Statistical Measures: Location, Variance, and Probability
Measures of Location
Minimum: Smallest number in the data set.
Maximum: Largest number in the data set.
Median: The middle number, or the average of the two middle numbers if the data set has an even number of values.
Mean: The average of all numbers in the data set.
Mode: The most frequent number. A data set can have multiple modes.
Quartiles
First Quartile (Q1): The median of the lower half of the data.
Third Quartile (Q3): The median of the upper half of the data.
Measures of Variance
Range: Maximum – Minimum.
Interquartile Range (IQR): Q3 – Q1. This represents the range of the middle 50% of the data.
Standard Deviation: A measure of the spread of the data around the mean.
Calculating Variance and Standard Deviation
- Calculate the variance for each number: (Number in Data Set – Mean)2.
- Sum all the calculated variances.
- Divide by the number of data points (n) or by (n-1) if representing a sample of a population.
- Calculate the Standard Deviation: Take the square root of the variance.
Confidence Interval Calculation
- Calculate the Mean and Standard Deviation of a population.
- Select a Confidence Interval (e.g., 90%, 95%, 99%).
- Use the equation: Za/2 * σ/√(n)
Where Za/2 is the confidence coefficient, ‘a’ is the confidence level, σ is the Standard Deviation, and ‘n’ is the sample size.
Convert the confidence level percentage to a decimal, and use a z-table to find the corresponding value (e.g., 1.96 for 95%).
Finding the Standard Error and Margin of Error
- Standard Error: Divide the Standard Deviation by the square root of the sample size.
- Margin of Error: Multiply the critical value (Za/2) by the Standard Error.

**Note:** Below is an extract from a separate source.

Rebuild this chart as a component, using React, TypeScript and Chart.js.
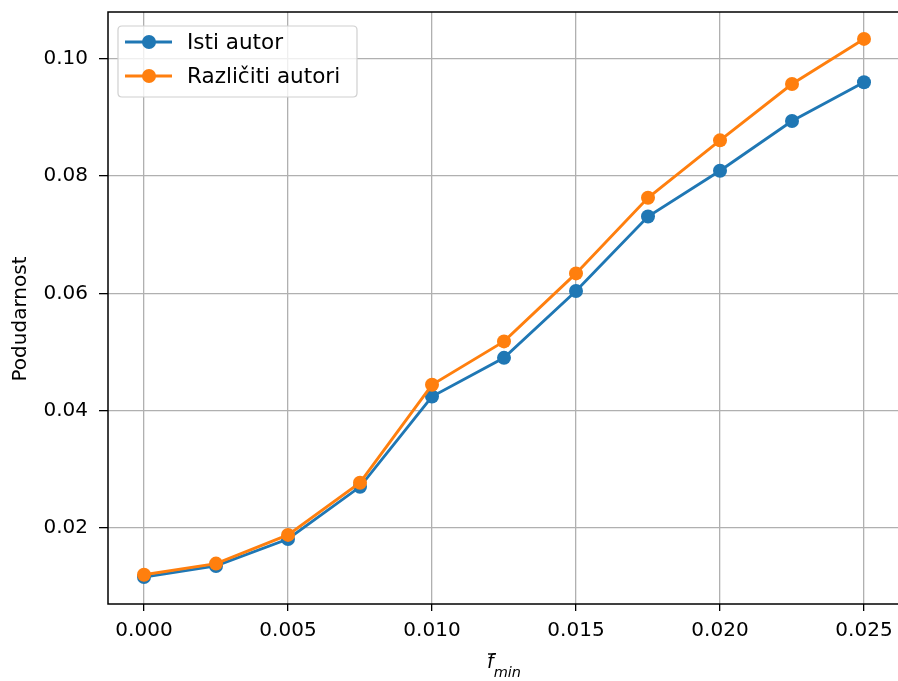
import React, { useEffect, useRef } from "react";
import { Chart, registerables } from "chart.js";

Chart.register(...registerables);

const xValues = [0, 0.0025, 0.005, 0.0075, 0.01, 0.0125, 0.015, 0.0175, 0.02, 0.0225, 0.025];
const istiAutor = [0.0116, 0.0135, 0.0181, 0.027, 0.0424, 0.049, 0.0604, 0.0731, 0.0809, 0.0894, 0.096];
const razlicitiAutori = [0.012, 0.0139, 0.0188, 0.0277, 0.0444, 0.0518, 0.0634, 0.0763, 0.0861, 0.0957, 0.1034];
const xTicks = [0, 0.005, 0.01, 0.015, 0.02, 0.025];
const yTicks = [0.02, 0.04, 0.06, 0.08, 0.1];
const seriesNames = ["Isti autor", "Različiti autori"];
const seriesColors = ["#1f77b4", "#ff7f0e"];
const yTitle = "Podudarnost";

const FONT = "'DejaVu Sans', sans-serif";
const FS = 20;
const LFS = 21.5;

const framePlugin = {
  id: "frame",
  afterDatasetsDraw(chart: any) {
    const { ctx, chartArea } = chart;
    ctx.save();
    ctx.strokeStyle = "#000";
    ctx.lineWidth = 1.5;
    ctx.strokeRect(chartArea.left, chartArea.top, chartArea.right - chartArea.left, chartArea.bottom - chartArea.top);
    ctx.restore();
  },
  afterDraw(chart: any) {
    const { ctx } = chart;
    ctx.save();
    // legend box
    const bx = 118, by = 26, bw = 239, bh = 71, r = 4;
    ctx.beginPath();
    ctx.moveTo(bx + r, by);
    ctx.lineTo(bx + bw - r, by);
    ctx.quadraticCurveTo(bx + bw, by, bx + bw, by + r);
    ctx.lineTo(bx + bw, by + bh - r);
    ctx.quadraticCurveTo(bx + bw, by + bh, bx + bw - r, by + bh);
    ctx.lineTo(bx + r, by + bh);
    ctx.quadraticCurveTo(bx, by + bh, bx, by + bh - r);
    ctx.lineTo(bx, by + r);
    ctx.quadraticCurveTo(bx, by, bx + r, by);
    ctx.closePath();
    ctx.fillStyle = "rgba(255,255,255,0.8)";
    ctx.fill();
    ctx.strokeStyle = "#d0d0d0";
    ctx.lineWidth = 1.2;
    ctx.stroke();
    const rows = [42, 76];
    chart.data.datasets.forEach((ds: any, i: number) => {
      const y = rows[i];
      ctx.strokeStyle = ds.borderColor;
      ctx.lineWidth = 2.9;
      ctx.beginPath();
      ctx.moveTo(125, y);
      ctx.lineTo(172, y);
      ctx.stroke();
      ctx.fillStyle = ds.borderColor;
      ctx.beginPath();
      ctx.arc(149, y, 7, 0, Math.PI * 2);
      ctx.fill();
      ctx.fillStyle = "#000";
      ctx.font = `${LFS}px ${FONT}`;
      ctx.textBaseline = "middle";
      ctx.textAlign = "left";
      ctx.fillText(ds.label, 187, y + 1);
    });
    // y axis title
    ctx.save();
    ctx.translate(21, 319);
    ctx.rotate(-Math.PI / 2);
    ctx.font = `${FS}px ${FONT}`;
    ctx.textAlign = "center";
    ctx.textBaseline = "middle";
    ctx.fillStyle = "#000";
    ctx.fillText(yTitle, 0, 0);
    ctx.restore();
    // x axis label: f-bar with subscript min
    const cx = 504;
    ctx.fillStyle = "#000";
    ctx.textBaseline = "alphabetic";
    ctx.textAlign = "left";
    ctx.font = `italic 19px ${FONT}`;
    const fw = ctx.measureText("f").width;
    ctx.font = `italic 14.5px ${FONT}`;
    const mw = ctx.measureText("min").width;
    const start = cx - (fw + mw) / 2;
    ctx.font = `italic 19px ${FONT}`;
    ctx.fillText("f", start, 668);
    ctx.strokeStyle = "#000";
    ctx.lineWidth = 1.4;
    ctx.beginPath();
    ctx.moveTo(start + 1, 654);
    ctx.lineTo(start + fw + 2, 654);
    ctx.stroke();
    ctx.font = `italic 14.5px ${FONT}`;
    ctx.fillText("min", start + fw, 677);
    ctx.restore();
  },
};

export default function App() {
  const ref = useRef<HTMLCanvasElement>(null);
  useEffect(() => {
    document.body.style.margin = "0";
    const chart = new Chart(ref.current!, {
      type: "line",
      data: {
        datasets: [
          {
            label: seriesNames[0],
            data: xValues.map((x, i) => ({ x, y: istiAutor[i] })),
            borderColor: seriesColors[0],
            backgroundColor: seriesColors[0],
            pointBackgroundColor: seriesColors[0],
            pointBorderColor: seriesColors[0],
            borderWidth: 2.9,
            pointRadius: 7,
            pointBorderWidth: 0,
            order: 1,
            tension: 0,
          },
          {
            label: seriesNames[1],
            data: xValues.map((x, i) => ({ x, y: razlicitiAutori[i] })),
            borderColor: seriesColors[1],
            backgroundColor: seriesColors[1],
            pointBackgroundColor: seriesColors[1],
            pointBorderColor: seriesColors[1],
            borderWidth: 2.9,
            pointRadius: 7,
            pointBorderWidth: 0,
            order: 0,
            tension: 0,
          },
        ],
      },
      options: {
        animation: false,
        responsive: false,
        maintainAspectRatio: false,
        devicePixelRatio: 1,
        layout: { autoPadding: false, padding: { top: 12, right: 4, left: 0, bottom: 0 } },
        plugins: { legend: { display: false }, tooltip: { enabled: false } },
        scales: {
          x: {
            type: "linear",
            min: -0.00125,
            max: 0.02625,
            afterBuildTicks: (s: any) => {
              s.ticks = xTicks.map((v) => ({ value: v }));
            },
            afterFit: (s: any) => {
              s.height = 77;
              s.paddingLeft = 0;
              s.paddingRight = 0;
            },
            ticks: {
              callback: (v: any) => Number(v).toFixed(3),
              font: { family: FONT, size: FS },
              color: "#000",
              padding: 8,
              maxRotation: 0,
              autoSkip: false,
            },
            grid: { color: "#b0b0b0", lineWidth: 1.3, tickLength: 7, tickColor: "#000", tickWidth: 1.3 },
            border: { display: false },
          },
          y: {
            type: "linear",
            min: 0.00701,
            max: 0.10799,
            afterBuildTicks: (s: any) => {
              s.ticks = yTicks.map((v) => ({ value: v }));
            },
            afterFit: (s: any) => {
              s.width = 108;
              s.paddingTop = 0;
              s.paddingBottom = 0;
            },
            ticks: {
              callback: (v: any) => Number(v).toFixed(2),
              font: { family: FONT, size: FS },
              color: "#000",
              padding: 11,
              autoSkip: false,
            },
            grid: { color: "#b0b0b0", lineWidth: 1.3, tickLength: 9, tickColor: "#000", tickWidth: 1.3 },
            border: { display: false },
            title: { display: false },
          },
        },
      },
      plugins: [framePlugin],
    });
    return () => chart.destroy();
  }, []);
  return (
    <div style={{ width: 898, height: 681, overflow: "hidden", position: "relative", background: "#fff" }}>
      <canvas ref={ref} width={904} height={681} style={{ display: "block", width: 904, height: 681 }} />
    </div>
  );
}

- Confidence Interval: Mean ± Margin of Error.
Bernoulli Calculation: Use the binompdf function (found under DISTR in many calculators). Parameters: binompdf (number of trials, probability of occurrence, number of specific events).
Additive Property: Combining probabilities of A and B.
P(A or B) = P(A) + P(B) – P(A and B)
Five-Number Summary: Minimum, Lower Quartile (Q1), Median, Upper Quartile (Q3), Maximum.
Odds: Number of favorable outcomes divided by the number of unfavorable outcomes.
Additional Statistical Concepts
Quantiles: Decimal form of percentiles.
Measures of Location: Include Minimum, Maximum, Midrange, Median, Mean, Quartiles, and the Five-Number Summary.
Measures of Variation: Include Range, IQR, and Standard Deviation.
Understanding Standard Deviation
Standard Deviation measures the amount of variance or dispersion from the average.
- Low Standard Deviation: Data points tend to be close to the mean.
- High Standard Deviation: Data points are spread out over a larger range.
- 68-95-99.7 Rule: Approximately 68% of data falls within 1 standard deviation, 95% within 2, and 99.7% within 3 in a normal distribution.
Variance: Measures how spread out a data set is. A variance of zero indicates an identical data set.
Normal Distribution: Data tends to be focused around a central value with no bias, forming a “bell-shaped” curve. In a perfect normal distribution, Mean = Median = Mode.
Parameters of Normal Distribution: Mean and Standard Deviation. The standard deviation determines the width of the curve, and the mean determines its height.
Confidence Interval: A range around a measurement that conveys its precision.
Standard Error: Measures the accuracy with which a sample represents a population. Lower standard error means less spread in the sampling distribution.
Bernoulli Trial: A random experiment with exactly two possible outcomes: success and failure.
Mutually Exclusive Events: Events that cannot happen at the same time.
Exhaustive Events: A set of events where at least one event must occur; they cover all possibilities.
Conditional Probability: The probability that an event will occur given that another event has already occurred.